Policymakers invested $146 million in FY 2024-25 and $277 million in FY 2026-27 to make the long-needed policy change to increase the reimbursement rates the state pays to child care providers through Child Care Assistance to better match actual market rates. 

By increasing the CCAP reimbursement rate to the 75th percentile of the most recent market survey, Minnesota now will have rates that meet federal recommendations to ensure families can better afford child care, have more choices for providers, and experience less financial hardship. 

Before this increase, reimbursement rates fell well short of the federal recommendation; they were the 40th percentile for infants and toddlers, and the 30th percentile for preschool and school-aged children. When payment rates are too low, providers are not as able to serve families who participate in CCAP, since they receive lower reimbursement rates than what they would earn from families in the private market. Maintaining higher reimbursement rates will help families from across Minnesota find the child care they need, and ensure providers are able to continue providing quality, culturally specific, and affordable care.

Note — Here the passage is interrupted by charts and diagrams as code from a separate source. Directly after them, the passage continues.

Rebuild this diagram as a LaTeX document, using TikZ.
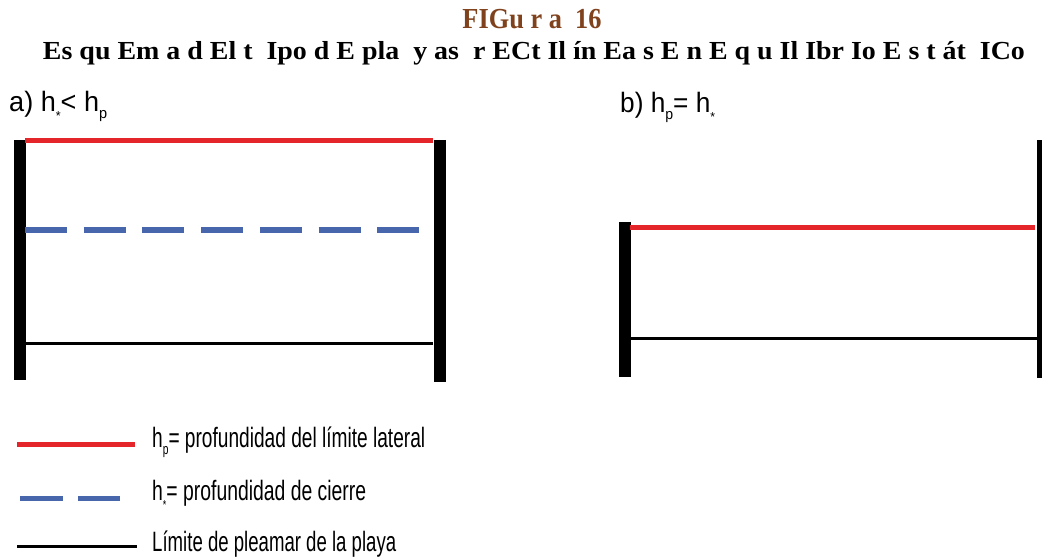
\documentclass[tikz,border=0pt]{standalone}
\usepackage{fontspec}
\usepackage{graphicx}
\setmainfont{Liberation Sans}
\newfontfamily\titlefont{Liberation Serif}
\definecolor{limred}{RGB}{228,38,42}
\definecolor{cierreblue}{RGB}{72,102,172}
\definecolor{titlebrown}{RGB}{128,66,28}
\newcommand\subp{\raisebox{-7pt}{\fontsize{15}{15}\selectfont p}}
\newcommand\substar{\raisebox{-9pt}{\fontsize{13}{13}\selectfont *}}
\newcommand\labtext[2]{\resizebox{#1}{\height}{\fontsize{28}{28}\selectfont #2}}
\begin{document}
\begin{tikzpicture}[x=1pt,y=-1pt,
  wall/.style={line width=12pt,black},
  redline/.style={line width=5pt,limred},
  blueline/.style={line width=5.5pt,cierreblue,dash pattern=on 42pt off 16.7pt},
  blackline/.style={line width=3pt,black},
  lab/.style={inner sep=0pt,anchor=base west},
  ttl/.style={inner sep=0pt,anchor=base}]
\useasboundingbox (0,0) rectangle (1042,558);
% titles
\node[ttl,text=titlebrown] (t1) at (532,28) {\resizebox{139pt}{\height}{\titlefont\bfseries\fontsize{29}{29}\selectfont FIGu r a\ \ 16}};
\node[ttl] (t2) at (534,59) {\resizebox{982pt}{\height}{\titlefont\bfseries\fontsize{26}{26}\selectfont Es qu Em a d El t\ \ Ipo d E pla\ \ y as\ \ r ECt Il ín Ea s E n E q u Il Ibr Io E s t át\ \ ICo}};
% panel labels
\node[lab] (la) at (9,111) {\labtext{98pt}{a) h\substar< h\subp}};
\node[lab] (lb) at (620,112) {\labtext{95pt}{b) h\subp= h\substar}};
% panel a
\draw[wall] (20,140) -- (20,380);
\draw[wall] (439.5,140) -- (439.5,382);
\draw[redline] (25,140) -- (433,140);
\draw[blueline] (25,230) -- (420,230);
\draw[blackline] (26,343) -- (433,343);
% panel b
\draw[wall] (624.5,222) -- (624.5,377);
\draw[wall] (1043,140) -- (1043,378);
\draw[redline] (630,227) -- (1035,227);
\draw[blackline] (630,338) -- (1037,338);
% legend
\draw[redline] (17,444) -- (135,444);
\draw[line width=5pt,cierreblue] (20,498) -- (63,498);
\draw[line width=5pt,cierreblue] (78,498) -- (120,498);
\draw[blackline] (17,546) -- (137,546);
\node[lab] (l1) at (152,447) {\labtext{273pt}{h\subp= profundidad del límite lateral}};
\node[lab] (l2) at (152,500) {\labtext{214pt}{h\substar= profundidad de cierre}};
\node[lab] (l3) at (152,551) {\labtext{244pt}{Límite de pleamar de la playa}};
\end{tikzpicture}
\end{document}
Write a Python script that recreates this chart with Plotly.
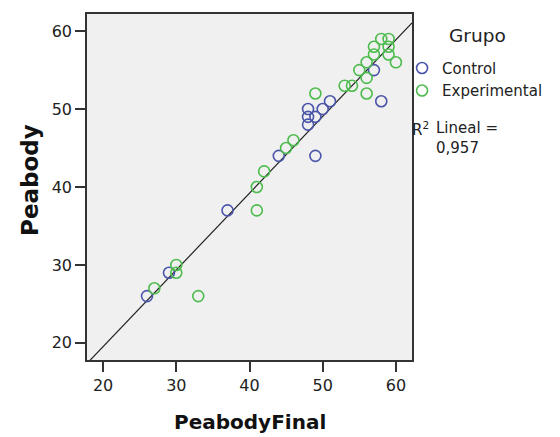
import numpy as np
import plotly.graph_objects as go

# Data
control_x = [26, 29, 37, 44, 48, 48, 48, 49, 50, 51, 49, 57, 58]
control_y = [26, 29, 37, 44, 48, 49, 50, 49, 50, 51, 44, 55, 51]

exp_x = [27, 30, 30, 33, 41, 41, 42, 45, 46, 49, 53, 54, 55, 56, 56, 56, 57, 57, 58, 59, 59, 59, 60]
exp_y = [27, 30, 29, 26, 40, 37, 42, 45, 46, 52, 53, 53, 55, 54, 56, 52, 57, 58, 59, 59, 58, 57, 56]

x_ticks = [20, 30, 40, 50, 60]
y_ticks = [20, 30, 40, 50, 60]
r2_label = "0,957"

axis_range = [17.8, 62.2]

all_x = np.array(control_x + exp_x, dtype=float)
all_y = np.array(control_y + exp_y, dtype=float)
slope, intercept = np.polyfit(all_x, all_y, 1)
line_x = np.array(axis_range)
line_y = slope * line_x + intercept

BLUE = "#4a55aa"
GREEN = "#4dbb4d"
FONT = "DejaVu Sans, Verdana, sans-serif"

fig = go.Figure()
fig.add_trace(go.Scatter(
    x=line_x, y=line_y, mode="lines",
    line=dict(color="#222222", width=1.2),
    showlegend=False, hoverinfo="skip"))
fig.add_trace(go.Scatter(
    x=control_x, y=control_y, mode="markers", name="Control",
    marker=dict(symbol="circle-open", size=11, color=BLUE, line=dict(width=1.6, color=BLUE))))
fig.add_trace(go.Scatter(
    x=exp_x, y=exp_y, mode="markers", name="Experimental",
    marker=dict(symbol="circle-open", size=11, color=GREEN, line=dict(width=1.6, color=GREEN))))

axis_common = dict(
    range=axis_range, showgrid=False, zeroline=False,
    showline=True, linecolor="#333333", linewidth=1.5, mirror=True,
    ticks="outside", ticklen=10, tickwidth=1.5, tickcolor="#333333",
    tickfont=dict(family=FONT, size=16, color="#222222"),
)

fig.update_xaxes(tickvals=x_ticks, **axis_common)
fig.update_yaxes(tickvals=y_ticks, **axis_common)

# axis titles
fig.add_annotation(
    text="<b>PeabodyFinal</b>", xref="paper", yref="paper",
    x=0.5, y=(437 - 422 - 77) / 348, xanchor="center", yanchor="middle",
    showarrow=False, font=dict(family=FONT, size=20, color="#111111"))
fig.add_annotation(
    text="<b>Peabody</b>", xref="paper", yref="paper", textangle=-90,
    x=(29 - 87) / 327, y=1 - (178.5 - 12) / 348, xanchor="center", yanchor="middle",
    showarrow=False, font=dict(family=FONT, size=23, color="#111111"))

# legend title
fig.add_annotation(
    text="Grupo", xref="paper", yref="paper", x=(480 - 87) / 327, y=1 - (34 - 12) / 348,
    xanchor="center", yanchor="middle",
    showarrow=False, font=dict(family=FONT, size=18.5, color="#222222"))

# R² fit label
fig.add_annotation(
    text="R<sup>2</sup>", xref="paper", yref="paper", x=(412 - 87) / 327, y=1 - (116 - 12) / 348,
    xanchor="left", yanchor="top", showarrow=False,
    font=dict(family=FONT, size=15, color="#222222"))
fig.add_annotation(
    text="Lineal =<br>" + r2_label, xref="paper", yref="paper",
    x=(436 - 87) / 327, y=1 - (116 - 12) / 348,
    xanchor="left", yanchor="top", showarrow=False, align="left",
    font=dict(family=FONT, size=15, color="#222222"))

fig.update_layout(
    width=560, height=437,
    margin=dict(l=87, r=146, t=12, b=77),
    paper_bgcolor="white", plot_bgcolor="#f0f0f0",
    showlegend=True,
    legend=dict(x=(404 - 87) / 327, y=0.891, xanchor="left", yanchor="top",
                xref="paper", yref="paper",
                bgcolor="rgba(0,0,0,0)", borderwidth=0,
                font=dict(family=FONT, size=15, color="#222222"),
                itemsizing="trace", tracegroupgap=0),
)

fig.write_html("out.html")
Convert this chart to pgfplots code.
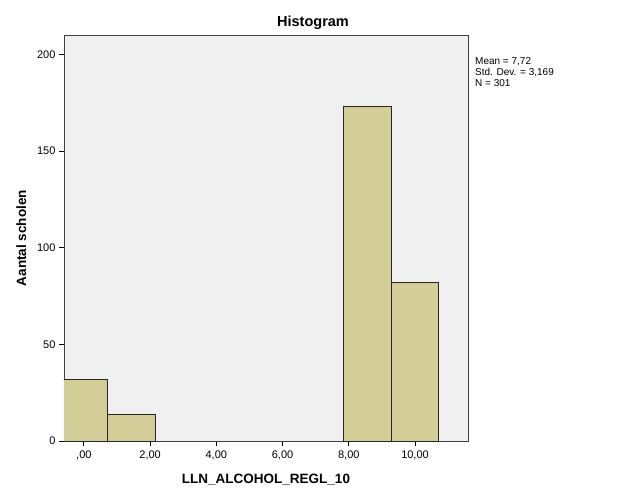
\documentclass[border=0pt]{standalone}
\usepackage{pgfplots}
\pgfplotsset{compat=1.18}
\usepackage{fontspec}
\setmainfont{Liberation Sans}
\definecolor{plotbg}{RGB}{240,240,240}
\definecolor{barfill}{RGB}{211,206,152}
\begin{document}
\begin{tikzpicture}[x=1pt,y=1pt]
\path[use as bounding box, fill=white] (-64,-60) rectangle (562,441);
\begin{axis}[
  scale only axis,
  width=404pt, height=406pt,
  xmin=-0.6, xmax=11.6,
  ymin=0, ymax=210,
  axis background/.style={fill=plotbg},
  axis line style={black!75, line width=0.8pt},
  xtick={0,2,4,6,8,10},
  xticklabels={{,00},{2,00},{4,00},{6,00},{8,00},{10,00}},
  ytick={0,50,100,150,200},
  tick align=outside,
  tick pos=left,
  major tick length=5pt,
  tick style={black, line width=0.8pt},
  ticklabel style={font=\fontsize{11}{13}\selectfont},
  xticklabel style={yshift=-1pt},
  /pgf/number format/assume math mode=true,
  xlabel={LLN\_ALCOHOL\_REGL\_10},
  ylabel={Aantal scholen},
  xlabel style={font=\fontsize{13.5}{15}\selectfont\bfseries, yshift=-8pt},
  ylabel style={font=\fontsize{13.5}{15}\selectfont\bfseries, yshift=4pt},
  clip=true,
]
\addplot[ybar interval, fill=barfill, draw=black!85, line width=0.8pt]
  coordinates {(-0.70,32) (0.725,14) (2.15,0)};
\addplot[ybar interval, fill=barfill, draw=black!85, line width=0.8pt]
  coordinates {(7.85,173) (9.275,82) (10.70,0)};
\end{axis}
\node[font=\fontsize{14.5}{16}\selectfont\bfseries] at (249,418) {Histogram};
\node[anchor=north west, align=left, font=\fontsize{10}{11}\selectfont, inner sep=0pt] at (411,384)
  {Mean = 7,72\\Std. Dev. = 3,169\\N = 301};
\end{tikzpicture}
\end{document}
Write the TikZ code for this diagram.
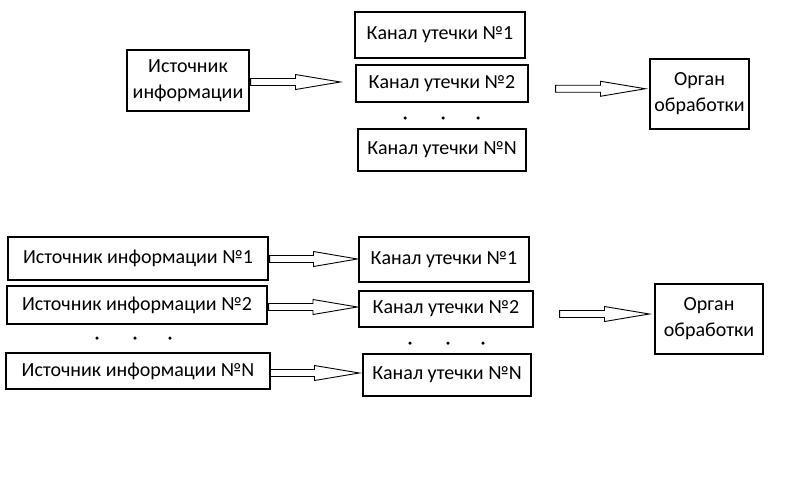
\documentclass[tikz,border=0pt]{standalone}
\usepackage{fontspec}
\setmainfont{Carlito}
\usetikzlibrary{positioning, calc}

% freccia vuota a blocco tra due punti
\newcommand{\blockarrow}[2]{%
	\path (#1) coordinate (arrowStart) (#2) coordinate (arrowEnd);
	\path ($(arrowStart)!0.5!(arrowEnd)$) coordinate (arrowMid)
		(arrowStart |- arrowMid) coordinate (arrowTail)
		(arrowEnd |- arrowMid) coordinate (arrowTip);
	\draw[arrowline] ([yshift=3.5pt]arrowTail) -- ([yshift=3.5pt]arrowMid) -- ([yshift=7.5pt]arrowMid)
		-- (arrowTip) -- ([yshift=-7.5pt]arrowMid) -- ([yshift=-3.5pt]arrowMid) -- ([yshift=-3.5pt]arrowTail) -- cycle;}

\begin{document}
\begin{tikzpicture}[x=1pt, y=-1pt,
		box/.style={draw, line width=1.3pt, inner sep=0pt, align=center, font=\fontsize{20}{26}\selectfont},
		dot/.style={circle, fill, inner sep=0pt, minimum size=3.5pt},
		arrowline/.style={draw, line width=0.9pt}]
		
		\useasboundingbox (0,0) rectangle (811,480);
		
		%Nodi della parte superiore
		\node (infoSource) at (188,80.5) [box, minimum width=122pt, minimum height=61pt] {Источник\\информации};
		
		\node (leakChannel1) at (440,35) [box, minimum width=170pt, minimum height=46pt] {Канал утечки №1};
		
		\node (leakChannel2) at (442,83.5) [box, minimum width=172pt, minimum height=37pt] {Канал утечки №2};
		
		\node (leakChannelN) at (442,150) [box, minimum width=168pt, minimum height=42pt] {Канал утечки №N};
		
		\node (processingUnit) at (699.5,94) [box, minimum width=99pt, minimum height=70pt] {Орган\\обработки};
		
		\foreach \x in {405,443,478}
			\node[dot] at (\x,118) {};
		
		\blockarrow{[xshift=1pt]infoSource.east}{[xshift=-15pt]leakChannel2.west}
		\blockarrow{[xshift=27pt]leakChannel2.east}{[xshift=-4pt]processingUnit.west}
		
		%Nodi della parte inferiore
		\node (infoSource1) at (138,258.5) [box, minimum width=260pt, minimum height=43pt] {Источник информации №1};
		
		\node (infoSource2) at (137,305) [box, minimum width=260pt, minimum height=38pt] {Источник информации №2};
		
		\node (infoSourceN) at (138,371) [box, minimum width=264pt, minimum height=36pt] {Источник информации №N};
		
		\node (channel1) at (444,259.5) [box, minimum width=170pt, minimum height=45pt] {Канал утечки №1};
		
		\node (channel2) at (446,309) [box, minimum width=174pt, minimum height=36pt] {Канал утечки №2};
		
		\node (channelN) at (447,375) [box, minimum width=168pt, minimum height=42pt] {Канал утечки №N};
		
		\node (processingUnit2) at (709,319) [box, minimum width=108pt, minimum height=70pt] {Орган\\обработки};
		
		\foreach \x in {97,135,170}
			\node[dot] at (\x,338) {};
		\foreach \x in {410,448,483}
			\node[dot] at (\x,343) {};
		
		\blockarrow{[xshift=1pt]infoSource1.east}{[xshift=-1pt]channel1.west}
		\blockarrow{[xshift=1pt]infoSource2.east}{[xshift=-1pt]channel2.west}
		\blockarrow{[xshift=-1pt]infoSourceN.east}{[xshift=-3pt]channelN.west}
		\blockarrow{[xshift=26pt]channel2.east}{[xshift=-5pt]processingUnit2.west}
		
\end{tikzpicture}
\end{document}
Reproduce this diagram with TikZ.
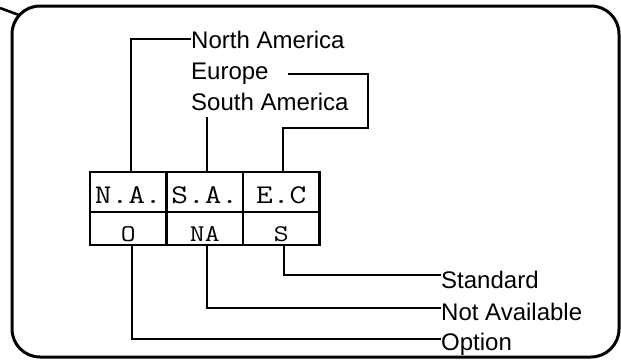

Smart investments into child care will support Minnesota families

This past session, policymakers made important investments in affordable child care that will strengthen the economic security and well-being of Minnesota families and communities. They have taken steps toward the best future for children and families, so that parents can work or go to school, children get off to a strong start, and employers can attract and retain the workers they need.

By Jessie Luévano

[1] Except where otherwise noted, the analysis in this report is based on data from budget documents prepared by Minnesota Management and Budget and the applicable state agencies, and legislative research and fiscal departments. The opinions expressed are those of the Minnesota Budget Project.
[2] Center for American Progress, Early Learning Fact Sheet: 2021: Minnesota, December 2021.
[3] Minnesota Department of Human Services, Child Care Assistance, August 2023.
[4] Minnesota Department of Human Services, Child Care Assistance Program Basic Sliding Fee Waitlist: June, June 2023.
[5] Minnesota House Research, Bill Summary: H.F. 13, February 2023.
[6] Minnesota Department of Education, Early Learning Scholarships, Accessed September 2023. 
[7] Minnesota Department of Education, Early Learning Scholarships.
[8] Great Start Task Force, Final Report: Great Start for All Minnesota Children Task Force, February 2023.
[9] Minnesota Department of Employment and Economic Development, Early Care and Education: Profile of an Industry in Crisis, September 2020.
[10] Economic Policy Institute, Child care workers aren’t paid enough to make ends meet, September 2015.